The Muslim Brotherhood recently decided to abandon its pledge not to field its own presidential candidate, and that candidate now has Washington’s tacit approval. Obama administration officials are wary of the popularity of conservative Islamists in post-Mubarak Egypt, but they seem to have decided that the Brotherhood’s candidate is preferable to some of the more troubling alternatives. The NYT reports:
The Brotherhood’s candidate, Khairat el-Shater, a millionaire businessman considered the most formative influence on the group’s policies, is well known to both American diplomats and their contacts in the Egyptian military. . . .Mr. Shater has met with almost all the senior State Department officials and American lawmakers visiting Cairo. He is in regular contact with the American ambassador, Anne Patterson, as well as the executives of many American companies here, and United States officials have praised his moderation as well as his intelligence and effectiveness.

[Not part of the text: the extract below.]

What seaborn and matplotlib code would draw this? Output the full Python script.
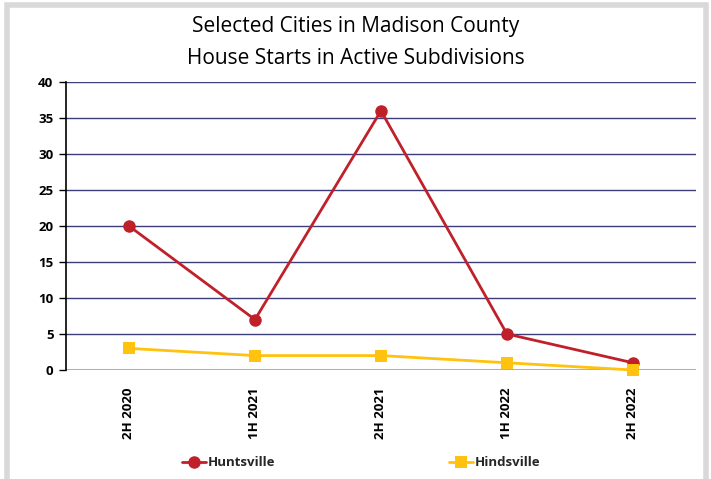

Effective and intelligent he might be, but Shater is seen as less charismatic than the newly popular Hazem Salah Abu Ismail, “an old school Islamist”:
He [Abu Ismail] wants to move toward abolishing Egypt’s peace treaty with Israel and cites Iran as a successful model of independence from Washington. He worries about the mixing of the genders in the workplace and women’s work outside the home. And he promises to bring extraordinary prosperity to Egypt, if it turns its back on trade with the West.
According to a new poll (which did not include any Brotherhood candidates), Abu Ismail is in second place in the presidential race. In a runoff election against a more secular candidate, he would probably receive the vast majority of the conservative vote.And so Washington is quietly maneuvering to support the Brotherhood’s more acceptable candidate, because the alternative is much worse. The competition for Egypt’s presidency isn’t between a conservative candidate and a candidate backed by the Twitterati so beloved by the Western media; it’s between conservative and more conservative, religious and more religious, anti-American and even more anti-American.